─── Supplied information
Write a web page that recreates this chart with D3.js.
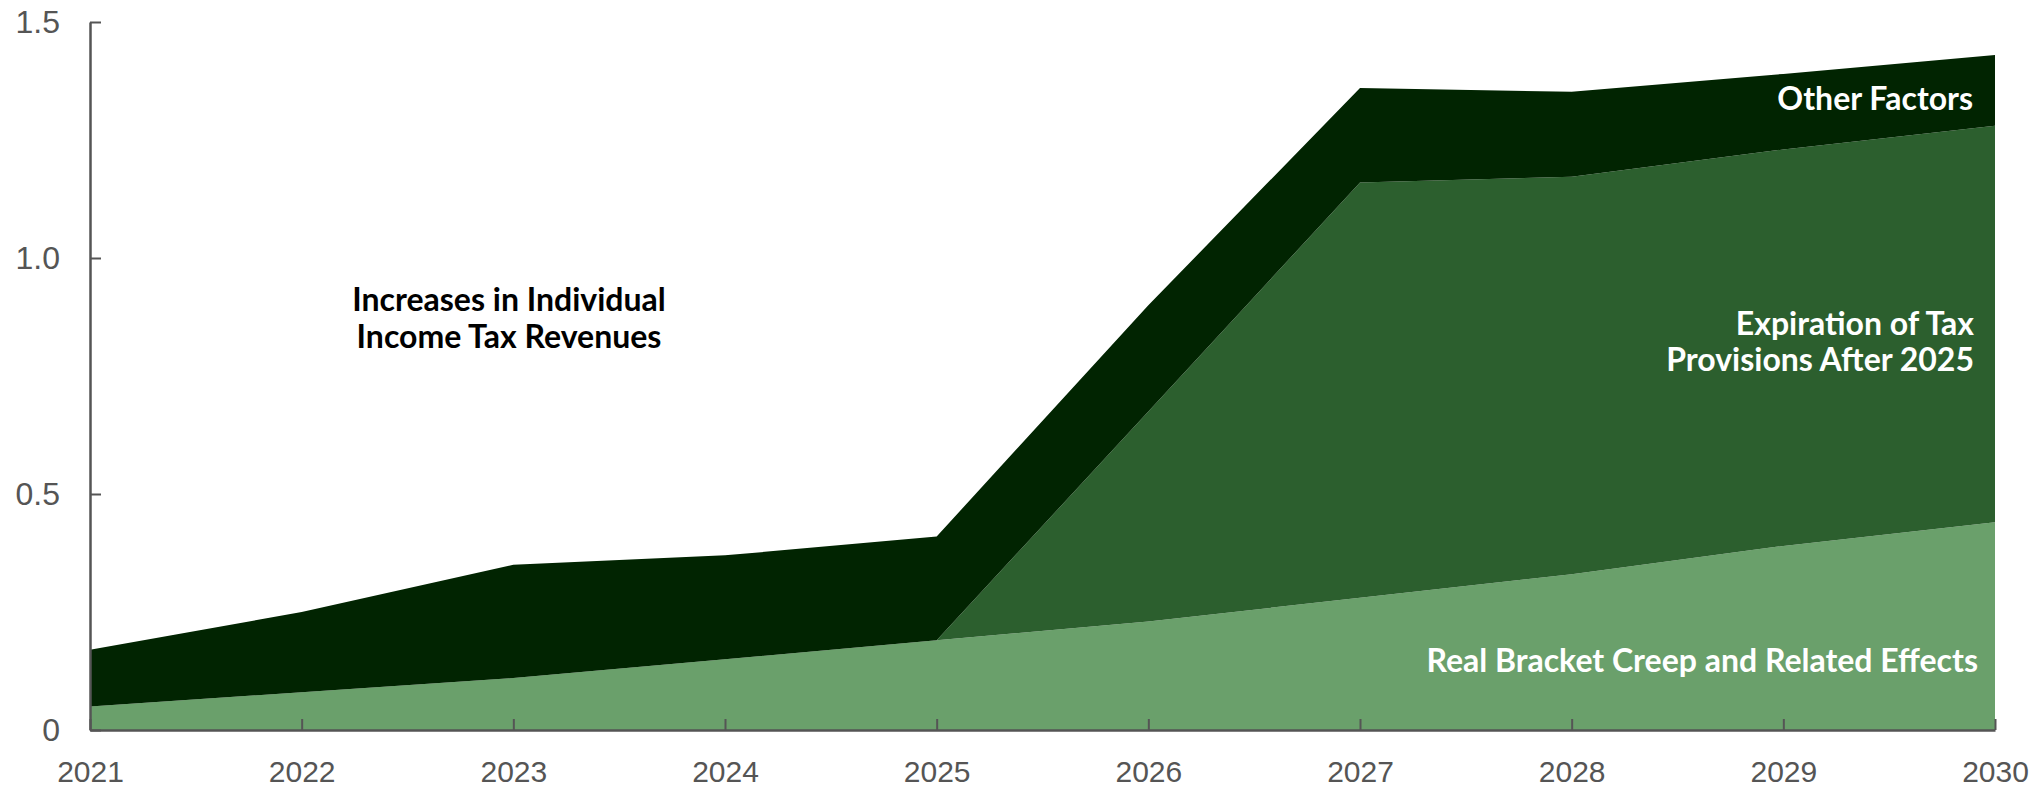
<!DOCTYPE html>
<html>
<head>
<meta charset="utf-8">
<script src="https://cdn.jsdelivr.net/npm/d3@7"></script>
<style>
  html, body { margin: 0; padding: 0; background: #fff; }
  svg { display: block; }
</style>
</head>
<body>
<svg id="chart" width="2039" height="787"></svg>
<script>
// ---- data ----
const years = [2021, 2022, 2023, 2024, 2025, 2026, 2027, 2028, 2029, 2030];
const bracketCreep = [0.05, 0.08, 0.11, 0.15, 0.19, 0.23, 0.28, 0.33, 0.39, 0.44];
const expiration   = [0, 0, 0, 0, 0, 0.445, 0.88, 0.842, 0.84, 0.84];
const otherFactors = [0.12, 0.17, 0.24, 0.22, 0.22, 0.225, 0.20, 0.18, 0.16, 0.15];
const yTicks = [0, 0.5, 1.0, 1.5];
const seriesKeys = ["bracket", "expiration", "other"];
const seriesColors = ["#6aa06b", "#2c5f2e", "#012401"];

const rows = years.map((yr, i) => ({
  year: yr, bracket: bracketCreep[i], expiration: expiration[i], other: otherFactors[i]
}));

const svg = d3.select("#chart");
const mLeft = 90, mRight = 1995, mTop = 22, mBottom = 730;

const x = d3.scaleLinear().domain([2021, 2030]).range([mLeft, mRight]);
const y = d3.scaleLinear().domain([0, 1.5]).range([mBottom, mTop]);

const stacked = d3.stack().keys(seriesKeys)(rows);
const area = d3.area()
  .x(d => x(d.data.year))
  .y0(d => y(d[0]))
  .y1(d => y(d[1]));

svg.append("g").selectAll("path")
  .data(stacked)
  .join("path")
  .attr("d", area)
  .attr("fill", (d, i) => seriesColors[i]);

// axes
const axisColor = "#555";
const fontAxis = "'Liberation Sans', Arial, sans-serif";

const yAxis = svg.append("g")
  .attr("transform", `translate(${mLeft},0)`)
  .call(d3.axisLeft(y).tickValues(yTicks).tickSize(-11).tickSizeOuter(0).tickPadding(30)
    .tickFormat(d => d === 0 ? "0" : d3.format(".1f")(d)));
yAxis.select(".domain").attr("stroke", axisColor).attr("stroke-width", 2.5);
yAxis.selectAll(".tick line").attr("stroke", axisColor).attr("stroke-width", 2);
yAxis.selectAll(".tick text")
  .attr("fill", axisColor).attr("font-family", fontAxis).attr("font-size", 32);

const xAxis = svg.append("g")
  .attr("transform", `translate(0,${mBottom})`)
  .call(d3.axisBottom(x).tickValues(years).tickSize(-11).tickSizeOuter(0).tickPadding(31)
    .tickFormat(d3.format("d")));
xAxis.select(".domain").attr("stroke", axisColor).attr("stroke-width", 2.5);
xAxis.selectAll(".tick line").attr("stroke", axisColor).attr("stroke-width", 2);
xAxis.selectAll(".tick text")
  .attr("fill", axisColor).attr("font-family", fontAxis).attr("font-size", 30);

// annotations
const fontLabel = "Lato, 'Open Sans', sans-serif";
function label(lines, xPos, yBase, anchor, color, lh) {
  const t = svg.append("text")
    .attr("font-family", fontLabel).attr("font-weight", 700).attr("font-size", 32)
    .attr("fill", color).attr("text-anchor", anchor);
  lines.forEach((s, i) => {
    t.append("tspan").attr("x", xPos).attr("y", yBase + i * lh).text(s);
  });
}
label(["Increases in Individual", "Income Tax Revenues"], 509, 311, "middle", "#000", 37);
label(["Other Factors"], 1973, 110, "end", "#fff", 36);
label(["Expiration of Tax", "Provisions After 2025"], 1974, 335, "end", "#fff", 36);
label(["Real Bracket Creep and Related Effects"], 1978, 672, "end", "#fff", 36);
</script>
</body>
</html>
──────
Repeat the material above verbatim. Leave the pictures behind.

Solution for this task:
Write a web page that recreates this chart with D3.js.
<!DOCTYPE html>
<html>
<head>
<meta charset="utf-8">
<script src="https://cdn.jsdelivr.net/npm/d3@7"></script>
<style>
  html, body { margin: 0; padding: 0; background: #fff; }
  svg { display: block; }
</style>
</head>
<body>
<svg id="chart" width="2039" height="787"></svg>
<script>
// ---- data ----
const years = [2021, 2022, 2023, 2024, 2025, 2026, 2027, 2028, 2029, 2030];
const bracketCreep = [0.05, 0.08, 0.11, 0.15, 0.19, 0.23, 0.28, 0.33, 0.39, 0.44];
const expiration   = [0, 0, 0, 0, 0, 0.445, 0.88, 0.842, 0.84, 0.84];
const otherFactors = [0.12, 0.17, 0.24, 0.22, 0.22, 0.225, 0.20, 0.18, 0.16, 0.15];
const yTicks = [0, 0.5, 1.0, 1.5];
const seriesKeys = ["bracket", "expiration", "other"];
const seriesColors = ["#6aa06b", "#2c5f2e", "#012401"];

const rows = years.map((yr, i) => ({
  year: yr, bracket: bracketCreep[i], expiration: expiration[i], other: otherFactors[i]
}));

const svg = d3.select("#chart");
const mLeft = 90, mRight = 1995, mTop = 22, mBottom = 730;

const x = d3.scaleLinear().domain([2021, 2030]).range([mLeft, mRight]);
const y = d3.scaleLinear().domain([0, 1.5]).range([mBottom, mTop]);

const stacked = d3.stack().keys(seriesKeys)(rows);
const area = d3.area()
  .x(d => x(d.data.year))
  .y0(d => y(d[0]))
  .y1(d => y(d[1]));

svg.append("g").selectAll("path")
  .data(stacked)
  .join("path")
  .attr("d", area)
  .attr("fill", (d, i) => seriesColors[i]);

// axes
const axisColor = "#555";
const fontAxis = "'Liberation Sans', Arial, sans-serif";

const yAxis = svg.append("g")
  .attr("transform", `translate(${mLeft},0)`)
  .call(d3.axisLeft(y).tickValues(yTicks).tickSize(-11).tickSizeOuter(0).tickPadding(30)
    .tickFormat(d => d === 0 ? "0" : d3.format(".1f")(d)));
yAxis.select(".domain").attr("stroke", axisColor).attr("stroke-width", 2.5);
yAxis.selectAll(".tick line").attr("stroke", axisColor).attr("stroke-width", 2);
yAxis.selectAll(".tick text")
  .attr("fill", axisColor).attr("font-family", fontAxis).attr("font-size", 32);

const xAxis = svg.append("g")
  .attr("transform", `translate(0,${mBottom})`)
  .call(d3.axisBottom(x).tickValues(years).tickSize(-11).tickSizeOuter(0).tickPadding(31)
    .tickFormat(d3.format("d")));
xAxis.select(".domain").attr("stroke", axisColor).attr("stroke-width", 2.5);
xAxis.selectAll(".tick line").attr("stroke", axisColor).attr("stroke-width", 2);
xAxis.selectAll(".tick text")
  .attr("fill", axisColor).attr("font-family", fontAxis).attr("font-size", 30);

// annotations
const fontLabel = "Lato, 'Open Sans', sans-serif";
function label(lines, xPos, yBase, anchor, color, lh) {
  const t = svg.append("text")
    .attr("font-family", fontLabel).attr("font-weight", 700).attr("font-size", 32)
    .attr("fill", color).attr("text-anchor", anchor);
  lines.forEach((s, i) => {
    t.append("tspan").attr("x", xPos).attr("y", yBase + i * lh).text(s);
  });
}
label(["Increases in Individual", "Income Tax Revenues"], 509, 311, "middle", "#000", 37);
label(["Other Factors"], 1973, 110, "end", "#fff", 36);
label(["Expiration of Tax", "Provisions After 2025"], 1974, 335, "end", "#fff", 36);
label(["Real Bracket Creep and Related Effects"], 1978, 672, "end", "#fff", 36);
</script>
</body>
</html>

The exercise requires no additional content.